When Columbus “found” the archipelago (and the figures are only for the island chain) there was an estimated 4 million Taino, Carib or Arawak indigenous people . By the time Cromwell sent in his troops in 1665 there were an estimated 2.5 to 3 million (Caricom figures). Today there are less than 30,000 across the 30-plus island archipelago.

Caricom estimates an approximate total of 10 million Africans were imported as enslaved labour in around 200 years. At Emancipation in the 1830s (later in French territories and Cuba) the figure was less than two million. More precise figures for Barbados indicate a total African population of 660,000 (from 1650 -1807) with 84,000 left in 1834. That is genocide in Holocaust dimensions.
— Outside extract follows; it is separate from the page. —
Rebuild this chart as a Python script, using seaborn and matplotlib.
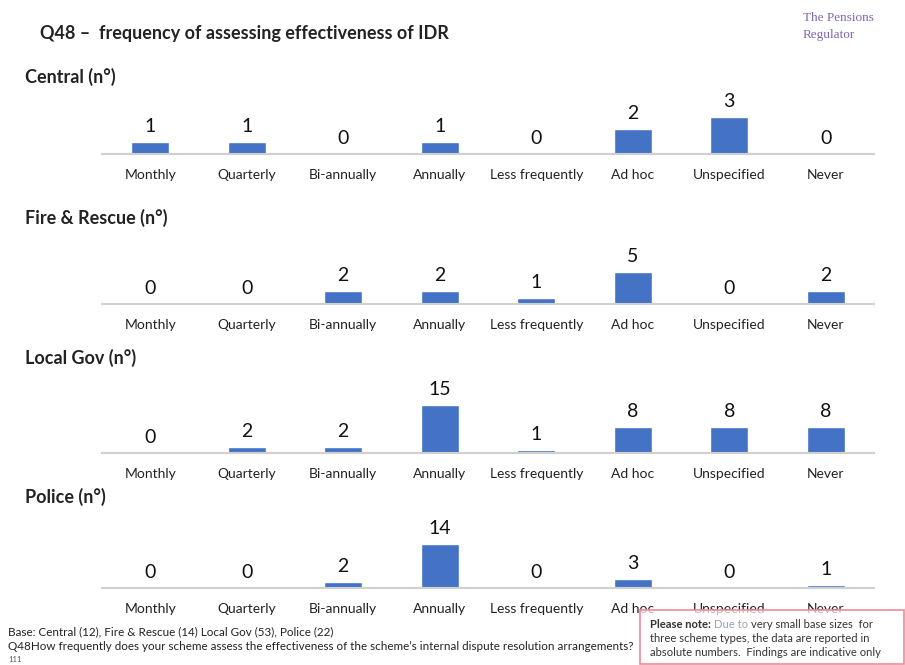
import matplotlib
matplotlib.use("Agg")
import matplotlib.pyplot as plt
import seaborn as sns
import pandas as pd
from matplotlib.patches import Rectangle

# Response counts per scheme type
categories = ["Monthly", "Quarterly", "Bi-annually", "Annually",
              "Less frequently", "Ad hoc", "Unspecified", "Never"]
central = [1, 1, 0, 1, 0, 2, 3, 0]
fire_rescue = [0, 0, 2, 2, 1, 5, 0, 2]
local_gov = [0, 2, 2, 15, 1, 8, 8, 8]
police = [0, 0, 2, 14, 0, 3, 0, 1]
panel_titles = ["Central (n\u00b0)", "Fire & Rescue (n\u00b0)", "Local Gov (n\u00b0)", "Police (n\u00b0)"]
series = [central, fire_rescue, local_gov, police]

sns.set_theme(style="white")
plt.rcParams["font.family"] = ["Lato", "DejaVu Sans"]

W, H = 905, 665
fig = plt.figure(figsize=(W / 100, H / 100), dpi=100)
fig.patch.set_facecolor("white")

BAR = "#4472C4"
AXIS = "#d0d0d0"

# layout in pixels: baseline of each panel, its title row, pixels per unit
baselines = [154, 304, 453, 588]
title_rows = [77, 218, 358, 497]
px_per_unit = [12.3, 6.4, 3.2, 3.15]
ax_h = 70
x0, x1 = 102, 874

for vals, title, base, trow, ppu in zip(series, panel_titles, baselines, title_rows, px_per_unit):
    ax = fig.add_axes([x0 / W, 1 - base / H, (x1 - x0) / W, ax_h / H])
    df = pd.DataFrame({"category": categories, "count": vals})
    sns.barplot(data=df, x="category", y="count", color=BAR, width=0.39,
                saturation=1, ax=ax, zorder=2)
    ax.set_xlim(-0.5, len(categories) - 0.5)
    ax.set_ylim(0, ax_h / ppu)
    ax.set_facecolor("none")
    for s in ["top", "right", "left"]:
        ax.spines[s].set_visible(False)
    ax.spines["bottom"].set_color(AXIS)
    ax.spines["bottom"].set_linewidth(1.5)
    ax.set_yticks([])
    ax.set_xlabel("")
    ax.set_ylabel("")
    ax.tick_params(axis="x", length=0, pad=11, labelsize=10, labelcolor="#222222")
    ax.set_xticks(range(len(categories)), categories)
    ax.set_xticks([i - 0.5 for i in range(len(categories) + 1)], minor=True)
    ax.tick_params(axis="x", which="minor", length=3, color=AXIS, width=1, direction="out")
    for i, v in enumerate(vals):
        ax.annotate(str(v), (i, v), xytext=(0, 5), textcoords="offset points",
                    ha="center", va="bottom", fontsize=14, color="#111111")
    fig.text(25 / W, 1 - trow / H, title, fontsize=13, fontweight="bold",
             color="#222222", va="center", ha="left")

# heading and brand
fig.text(40 / W, 1 - 33 / H, "Q48 \u2013  frequency of assessing effectiveness of IDR",
         fontsize=13, fontweight="bold", color="#222222", va="center", ha="left")
fig.text(803 / W, 1 - 18 / H, "The Pensions", family="Liberation Serif", fontsize=9.5,
         color="#8066b0", ha="left", va="center")
fig.text(803 / W, 1 - 35 / H, "Regulator", family="Liberation Serif", fontsize=9.5,
         color="#8066b0", ha="left", va="center")

# footnotes
fig.text(8 / W, 1 - 632 / H, "Base: Central (12), Fire & Rescue (14) Local Gov (53), Police (22)",
         fontsize=8.4, color="#222222", va="center", ha="left")
fig.text(8 / W, 1 - 646 / H,
         "Q48How frequently does your scheme assess the effectiveness of the scheme\u2019s internal dispute resolution arrangements?",
         fontsize=8.4, color="#222222", va="center", ha="left")
fig.text(8 / W, 1 - 660 / H, "111", fontsize=5.5, color="#555555", va="center", ha="left")

# note box
box = Rectangle((640 / W, 0), (W - 641) / W, (H - 610) / H, transform=fig.transFigure,
                facecolor="white", alpha=0.7, edgecolor="none", zorder=5)
fig.add_artist(box)
border = Rectangle((640 / W, 0.002), (W - 641) / W, (H - 611) / H, transform=fig.transFigure,
                   facecolor="none", edgecolor="#f08a9a", lw=1.2, zorder=6)
fig.add_artist(border)
note_x = 650 / W
fs = 8.1
t = fig.text(note_x, 1 - 624 / H, "Please note:", fontsize=fs, fontweight="bold",
             color="#333333", va="center", ha="left", zorder=7)
fig.canvas.draw()
r = fig.canvas.get_renderer()
bb = t.get_window_extent(r)
t2 = fig.text(bb.x1 / W + 3 / W, 1 - 624 / H, "Due to", fontsize=fs, color="#9aa3b5",
              va="center", ha="left", zorder=7)
bb2 = t2.get_window_extent(r)
fig.text(bb2.x1 / W + 3 / W, 1 - 624 / H, "very small base sizes  for", fontsize=fs,
         color="#333333", va="center", ha="left", zorder=7)
fig.text(note_x, 1 - 638 / H, "three scheme types, the data are reported in", fontsize=fs,
         color="#333333", va="center", ha="left", zorder=7)
fig.text(note_x, 1 - 653 / H, "absolute numbers.  Findings are indicative only", fontsize=fs,
         color="#333333", va="center", ha="left", zorder=7)

fig.savefig("out.png", dpi=100, facecolor="white")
This long Caribbean (the sea of the Caribs) chapter in European history with Spain in the vanguard followed by France, England then Scotland, Wales and Ireland joining in plus Denmark, and The Netherlands all have to answer to history and begin the process of healing. Scotland, with a historically long list of around 30 major enslavement investors and another several thousand second-tier participants, will need to address the Caricom concerns.

There are challenges to overcome. Why should we socialise the blame and reparations when it was private gain that lead the charge, supported by pro-enslavement Westminster Governments?

When enslavement has to be compensated in some form, what about shameful imperial commercial activity in other distant parts of the Empire? There is quite a catalogue.

While Scotland seeks its own road to some form of anti-imperialist sovereignty it must come to terms with its own historic commercial imperialism.